Por supuesto que el que más nos interesa a partir de entonces es Chicho. Chicho ha compartido con ella un momento mágico en la vida de cualquiera: esas vacaciones que se toma uno de sí mismo cuando cree concluida una etapa de su vida. Laura ha venido hasta aquí a hacer lo que mejor sabe: ganarse los galones definitivos como bióloga aportando su granito de arena a la voluntad de taxonomía institucional, recopilando flora local y conociendo paisajes vinculados a… a otras historias. Puede bajar los brazos, puede tomar aire: lo ha conseguido. Sí, pero… ¿y ahora qué?
Ahora nada, como los amoríos investigados (y también reordenados y también datados y también etiquetados) de Carmen Zuna. Una pasión que solo conservará su fulgor si da con otros dos apasionados, con dos fabuladores natos dispuestos a rescatar aquellos jirones emparedados en las tapas duras de tomos ajados y dotarles de la categoría de ficción. Porque el combustible que alimenta a las ficciones es precisamente ese: el fogonazo que dejan los hechos reales, las cenizas que así desvirtuadas terminan antojándosenos… ¿aconteceres novelescos?
Pero hete aquí que Chicho se cree el amante revivido de aquellas cartas añejas.
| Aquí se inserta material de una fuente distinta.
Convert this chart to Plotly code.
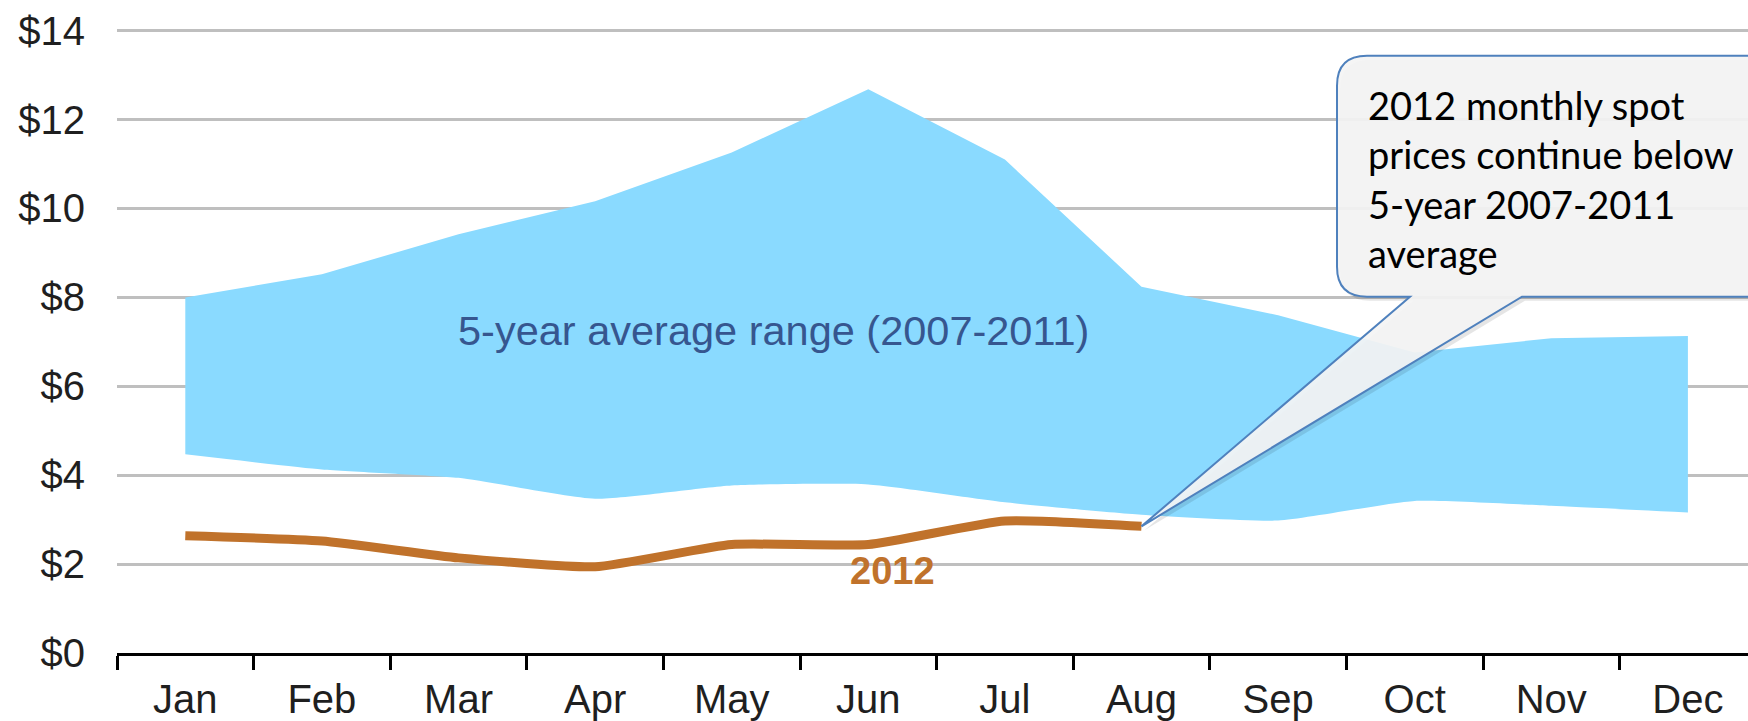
import plotly.graph_objects as go

# ---- data ----
months = ["Jan", "Feb", "Mar", "Apr", "May", "Jun", "Jul", "Aug", "Sep", "Oct", "Nov", "Dec"]
range_upper = [8.0, 8.52, 9.42, 10.16, 11.26, 12.68, 11.1, 8.24, 7.6, 6.76, 7.08, 7.13]
range_lower = [4.47, 4.13, 3.94, 3.47, 3.77, 3.79, 3.39, 3.11, 2.98, 3.42, 3.31, 3.16]
months_2012 = months[:8]
price_2012 = [2.64, 2.52, 2.14, 1.94, 2.44, 2.44, 2.97, 2.85]
y_ticks = [0, 2, 4, 6, 8, 10, 12, 14]
y_tick_labels = ["$" + str(v) for v in y_ticks]

# ---- layout geometry (pixels) ----
W, H = 1748, 721
ML, MR, MT, MB = 117, 0, 24, 65
PW, PH = W - ML - MR, H - MT - MB
XR = [-0.5, 11.44]
YR = [0, 14.15]


def px_to_paper(px, py):
    return (px - ML) / PW, (H - MB - py) / PH


def data_to_px(xi, yv):
    px = ML + (xi - XR[0]) / (XR[1] - XR[0]) * PW
    py = H - MB - (yv - YR[0]) / (YR[1] - YR[0]) * PH
    return px, py


fig = go.Figure()

fig.add_trace(go.Scatter(
    x=months, y=range_lower, mode="lines",
    line=dict(width=0, color="#8ADAFF", shape="spline", smoothing=0.5),
    hoverinfo="skip", showlegend=False,
))
fig.add_trace(go.Scatter(
    x=months, y=range_upper, mode="lines", fill="tonexty",
    fillcolor="#8ADAFF", line=dict(width=0, color="#8ADAFF"),
    showlegend=False,
))
fig.add_trace(go.Scatter(
    x=months_2012, y=price_2012, mode="lines",
    line=dict(width=9, color="#C0722B", shape="spline", smoothing=0.5),
    showlegend=False,
))

# ---- callout bubble ----
tip_px, tip_py = data_to_px(months.index(months_2012[-1]), price_2012[-1])
L, T, B, R, r = 1337, 56, 298, 1800, 30
base_l, base_r = 1410, 1522


def bubble_path(dx=0, dy=0):
    def P(x, y):
        xp, yp = px_to_paper(x + dx, y + dy)
        return f"{xp:.5f},{yp:.5f}"
    d = "M " + P(L + r, T)
    d += " L " + P(R, T)
    d += " L " + P(R, B)
    d += " L " + P(base_r, B)
    d += " L " + P(tip_px, tip_py)
    d += " L " + P(base_l, B)
    d += " L " + P(L + r, B)
    d += " Q " + P(L, B) + " " + P(L, B - r)
    d += " L " + P(L, T + r)
    d += " Q " + P(L, T) + " " + P(L + r, T)
    d += " Z"
    return d


shapes = [
    dict(type="path", xref="paper", yref="paper", path=bubble_path(3, 4),
         fillcolor="rgba(0,0,0,0.10)", line=dict(width=0), layer="above"),
    dict(type="path", xref="paper", yref="paper", path=bubble_path(),
         fillcolor="rgba(244,244,244,0.92)", line=dict(color="#4F81BD", width=2),
         layer="above"),
]

tx, ty = px_to_paper(1366, 80)
annotations = [
    dict(xref="paper", yref="paper", x=tx, y=ty, xanchor="left", yanchor="top",
         align="left", showarrow=False,
         text="2012 monthly spot<br>prices continue below<br>5-year 2007-2011<br>average",
         font=dict(family="Lato, Carlito, sans-serif", size=38, color="#000000")),
    dict(xref="x", yref="y", x=4.306, y=7.25, showarrow=False,
         text="5-year average range (2007-2011)",
         font=dict(family="Liberation Sans, Arial", size=41.5, color="#36568F")),
    dict(xref="x", yref="y", x=5.18, y=1.85, showarrow=False,
         text="<b>2012</b>",
         font=dict(family="Liberation Sans, Arial", size=38, color="#C0722B")),
]

fig.update_layout(
    width=W, height=H,
    margin=dict(l=ML, r=MR, t=MT, b=MB, pad=0),
    paper_bgcolor="white", plot_bgcolor="white",
    shapes=shapes, annotations=annotations,
    font=dict(family="Liberation Sans, Arial", size=40, color="#1F1F1F"),
    xaxis=dict(
        type="category", categoryorder="array", categoryarray=months,
        range=XR, tickson="boundaries", ticks="outside", ticklen=14,
        tickwidth=2.5, tickcolor="#000000", showline=True, linecolor="#000000",
        linewidth=3, showgrid=False, zeroline=False,
        tickfont=dict(size=40, color="#1F1F1F"), ticklabelstandoff=9,
    ),
    yaxis=dict(
        range=YR, tickvals=y_ticks, ticktext=y_tick_labels, showgrid=True,
        gridcolor="#BFBFBF", gridwidth=3, zeroline=False, showline=False,
        ticks="", tickfont=dict(size=40, color="#1F1F1F"), ticklabelstandoff=31,
    ),
    showlegend=False,
)

fig.write_html(
    "out.html",
    config={"displayModeBar": False},
    post_script="document.body.style.margin='0';document.body.style.overflow='hidden';",
)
Y como aquel hombre de hace medio siglo, decide que nadie puede desaparecer porque sí, que los acertijos se encadenarán uno detrás de otro con el único objetivo de reportarle a él una recompensa. ¿La resolución del misterio o la Mujer?
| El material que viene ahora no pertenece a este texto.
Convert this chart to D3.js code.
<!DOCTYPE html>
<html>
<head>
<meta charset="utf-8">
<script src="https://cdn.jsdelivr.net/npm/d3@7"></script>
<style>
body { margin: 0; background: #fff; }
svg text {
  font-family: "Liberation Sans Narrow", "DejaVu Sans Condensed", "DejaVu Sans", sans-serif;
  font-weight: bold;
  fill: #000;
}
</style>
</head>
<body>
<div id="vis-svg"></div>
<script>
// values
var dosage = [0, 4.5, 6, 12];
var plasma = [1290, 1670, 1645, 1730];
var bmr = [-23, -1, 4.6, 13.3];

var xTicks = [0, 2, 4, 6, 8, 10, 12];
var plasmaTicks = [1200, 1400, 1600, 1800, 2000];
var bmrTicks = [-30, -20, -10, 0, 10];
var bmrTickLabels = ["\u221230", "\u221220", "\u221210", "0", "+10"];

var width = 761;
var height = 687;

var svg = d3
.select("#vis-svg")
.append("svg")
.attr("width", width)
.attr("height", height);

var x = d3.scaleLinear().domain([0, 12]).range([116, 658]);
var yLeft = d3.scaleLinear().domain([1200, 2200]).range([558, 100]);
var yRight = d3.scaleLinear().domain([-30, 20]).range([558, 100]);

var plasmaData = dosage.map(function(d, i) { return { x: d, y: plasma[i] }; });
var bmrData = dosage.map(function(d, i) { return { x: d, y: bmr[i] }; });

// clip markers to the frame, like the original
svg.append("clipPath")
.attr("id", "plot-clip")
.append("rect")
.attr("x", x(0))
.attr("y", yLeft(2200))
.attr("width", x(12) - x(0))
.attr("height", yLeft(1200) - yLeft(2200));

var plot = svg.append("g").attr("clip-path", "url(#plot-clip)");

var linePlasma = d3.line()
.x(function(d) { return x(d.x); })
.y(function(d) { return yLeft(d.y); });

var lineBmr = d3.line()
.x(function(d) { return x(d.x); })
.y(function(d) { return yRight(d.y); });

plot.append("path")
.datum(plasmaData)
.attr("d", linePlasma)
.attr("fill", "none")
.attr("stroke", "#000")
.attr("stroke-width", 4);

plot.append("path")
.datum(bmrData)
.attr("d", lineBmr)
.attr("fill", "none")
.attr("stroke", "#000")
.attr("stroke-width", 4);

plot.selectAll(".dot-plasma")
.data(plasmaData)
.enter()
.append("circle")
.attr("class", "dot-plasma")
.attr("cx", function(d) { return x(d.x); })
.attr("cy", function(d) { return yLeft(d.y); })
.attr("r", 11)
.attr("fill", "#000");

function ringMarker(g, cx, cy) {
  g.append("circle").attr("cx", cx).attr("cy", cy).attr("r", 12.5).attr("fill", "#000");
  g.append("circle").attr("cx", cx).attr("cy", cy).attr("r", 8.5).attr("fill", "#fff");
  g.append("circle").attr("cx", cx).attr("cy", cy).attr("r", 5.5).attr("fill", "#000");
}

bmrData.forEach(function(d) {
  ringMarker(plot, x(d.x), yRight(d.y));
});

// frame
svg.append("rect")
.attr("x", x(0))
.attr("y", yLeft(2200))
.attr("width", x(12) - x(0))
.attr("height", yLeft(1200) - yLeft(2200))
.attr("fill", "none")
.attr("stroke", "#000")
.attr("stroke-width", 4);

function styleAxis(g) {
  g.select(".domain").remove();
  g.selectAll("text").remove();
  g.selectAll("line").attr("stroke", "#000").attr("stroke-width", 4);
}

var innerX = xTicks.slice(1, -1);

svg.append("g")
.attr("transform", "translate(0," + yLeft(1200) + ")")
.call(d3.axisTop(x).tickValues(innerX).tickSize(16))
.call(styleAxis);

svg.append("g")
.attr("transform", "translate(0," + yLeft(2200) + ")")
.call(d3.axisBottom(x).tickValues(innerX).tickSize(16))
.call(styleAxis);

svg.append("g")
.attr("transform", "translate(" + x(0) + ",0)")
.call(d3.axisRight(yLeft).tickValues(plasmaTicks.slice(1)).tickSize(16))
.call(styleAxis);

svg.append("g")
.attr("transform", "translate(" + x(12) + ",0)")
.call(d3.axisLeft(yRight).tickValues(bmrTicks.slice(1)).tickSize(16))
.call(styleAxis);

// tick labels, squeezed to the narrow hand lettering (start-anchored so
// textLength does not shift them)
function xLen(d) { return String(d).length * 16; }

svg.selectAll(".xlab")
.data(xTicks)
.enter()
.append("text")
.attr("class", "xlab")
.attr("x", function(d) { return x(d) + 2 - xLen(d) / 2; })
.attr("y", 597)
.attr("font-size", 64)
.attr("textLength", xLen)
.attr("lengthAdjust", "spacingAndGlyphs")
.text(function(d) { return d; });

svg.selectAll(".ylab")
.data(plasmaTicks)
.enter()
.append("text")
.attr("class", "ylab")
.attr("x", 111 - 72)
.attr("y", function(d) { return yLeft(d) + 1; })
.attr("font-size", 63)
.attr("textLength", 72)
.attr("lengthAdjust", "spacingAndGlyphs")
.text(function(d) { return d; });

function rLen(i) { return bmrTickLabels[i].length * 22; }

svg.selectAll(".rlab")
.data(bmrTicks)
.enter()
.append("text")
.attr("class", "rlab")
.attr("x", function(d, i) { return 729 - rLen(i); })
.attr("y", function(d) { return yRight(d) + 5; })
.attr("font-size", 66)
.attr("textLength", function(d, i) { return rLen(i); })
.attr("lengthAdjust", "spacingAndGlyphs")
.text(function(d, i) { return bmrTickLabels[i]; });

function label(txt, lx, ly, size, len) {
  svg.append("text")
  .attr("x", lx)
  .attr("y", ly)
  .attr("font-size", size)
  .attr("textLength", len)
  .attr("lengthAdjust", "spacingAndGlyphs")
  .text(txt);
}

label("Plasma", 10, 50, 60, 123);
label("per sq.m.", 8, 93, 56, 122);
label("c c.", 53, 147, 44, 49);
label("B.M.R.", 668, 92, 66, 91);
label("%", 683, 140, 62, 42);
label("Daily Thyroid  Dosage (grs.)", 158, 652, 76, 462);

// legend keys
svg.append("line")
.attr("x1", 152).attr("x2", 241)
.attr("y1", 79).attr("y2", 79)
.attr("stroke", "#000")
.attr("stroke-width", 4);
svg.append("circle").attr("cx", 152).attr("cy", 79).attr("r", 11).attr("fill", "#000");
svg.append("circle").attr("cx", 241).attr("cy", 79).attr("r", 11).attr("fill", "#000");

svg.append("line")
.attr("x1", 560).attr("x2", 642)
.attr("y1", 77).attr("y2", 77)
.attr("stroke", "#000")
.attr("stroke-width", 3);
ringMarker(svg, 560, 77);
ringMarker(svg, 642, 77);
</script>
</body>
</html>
De aquí pasaremos a un magazine radiofónico donde la mujer busca su voz… en el constreñido espacio que resta entre dos jaculatorias masculinas a base de fútbol, ego y paternalismo. Allí es donde sabremos del caso de la laguna (los extraños encuentros anteriores ya nos habían prometido una película de anticipación, quién sabe si hasta de ciencia ficción). Porque la laguna escupe a un descendiente de los antiguos dinosaurios (que eso es el yacaré) o quizás a un alienígena con menos posibilidades de aclimatación que el E.T. spielbergiano. Algo hay, algo habrá. Quién lo sabe.
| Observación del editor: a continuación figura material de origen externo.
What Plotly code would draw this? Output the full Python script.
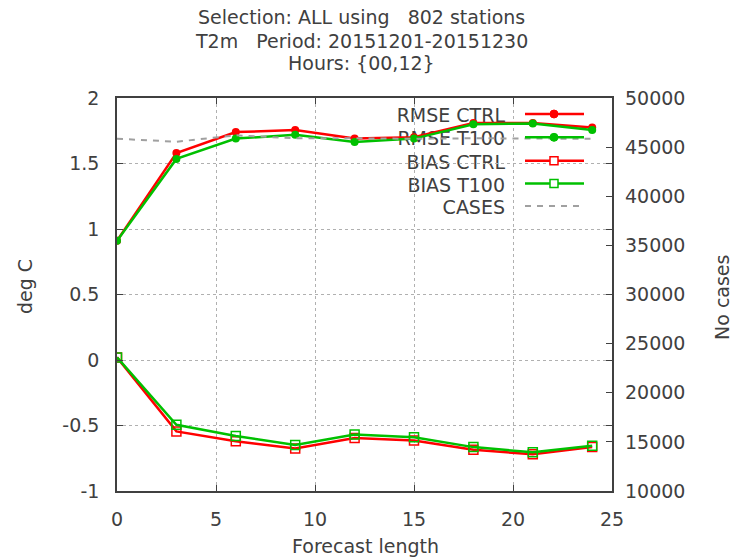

El enésimo boceto de historia (de misterio por resolver, que eso es lo que acaban siendo todas) flota inerte hasta hundirse en el pantanoso fondo lacustre. Y es entonces cuando ocurre el milagro: nuestra godotiana maestra de ceremonias deja de esperar que algo pase con / en su vida. Y decide salir de escena, abandonar el teatrillo, traspasar la pantalla. Como hizo en su día Carmen Zuna: ponerse a andar sin mirar atrás, en pos del agua.
El barrido de ida y vuelta con el que concluye Trenque Lauquen es uno de los finales más hermosamente misteriosos del cine reciente. El complot a lo Rivette concluye con una fuga antonioniana. El cine desnudado y demudado, la narratividad expuesta y expulsada del propio relato. Porque tras regalarnos cuatro horas de requiebros, palabra y arcanos, Citarella nos pide que dejemos de jugar a los detectives. Y nos propone, en el capítulo que cierra este recorrido por las principales tramas borgesianas, abandonar todo afán de comprensibilidad. Negarle al cine lo que para muchos es su esencia. Dar ese salto mortal que como espectadores significa abandonar a su suerte al personaje del que nos hemos enamorado y reconocerle el derecho a huir de nuestra mirada, a volatizarse ante nuestros ojos. A que todo deje de acontecer.
El derecho del cine, en suma, a la no narratividad.